In the book, Brisebois...the bright-eyed, big-dreaming version...writes with wonder about getting a chance to play in SaskPlace for the first time. He enthuses about how great it was to stay in the Holiday Inn, and how good the meals were there. Yet he wasn't naive enough to think getting drafted was the end of the hard work and sacrifice for him.
We look at Brisebois now and forget he was that kid twenty years ago. Now he's a grizzled veteran of 1009 NHL games whose career is probably over. Maybe he wasn't what he was projected to be back then, but he made something of his opportunity and played to the best of his ability. He might not have been a star, but he was useful.

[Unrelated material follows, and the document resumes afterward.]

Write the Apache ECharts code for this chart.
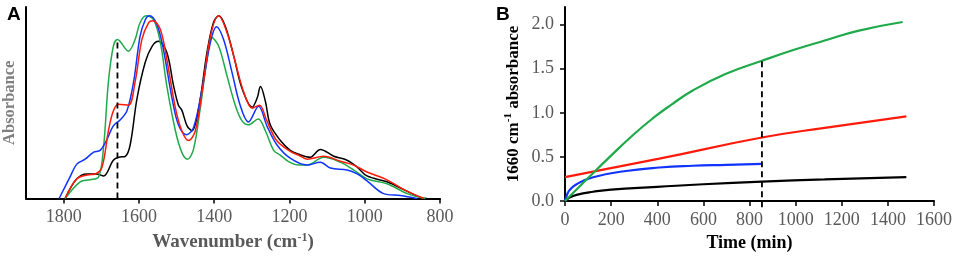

So, this year, when the draft opens up and we all cross our fingers hoping the Habs will pick our favourites, remember the Breezer. A lot of fans are shouting for the Canadiens to trade up and pick Louis Leblanc, or take Jordan Caron, because the draft is in Montreal and they want a francophone pick. One of those guys might be the best player available when Bob Gainey goes to the mic. They'll likely be hoping to hear their names called by their childhood favourite team. And, let's say one of them does get picked. He might be Lindsay Vallis, who plays one game in the NHL...or he might be a useful, dedicated player like Brisebois. Maybe he'll be a star. The point is, we never know how a draft pick will pan out.
I just hope people remember every one of the kids whose names will be called in Montreal is the living embodiment of hope and promise. Some of them will live up to the hype, but most won't. Maybe the Habs' guy will be a diamond in the rough, like Lidstrom. Maybe he'll be someone who never lives up to his ranking, but, like Brisebois, can help contribute to a winning team. Whoever he turns out to be, francophone or not, I hope the fans cheer for him and welcome him and his dream to the Canadiens. That day will be one of the most important days of his life. Let him take good memories away from the Bell Centre, because that may be all he ever has of the NHL. Or it may be the first NHL moment in a long career he'll remember forever.
At least the Breezer got a Cup before he was booed out of Montreal.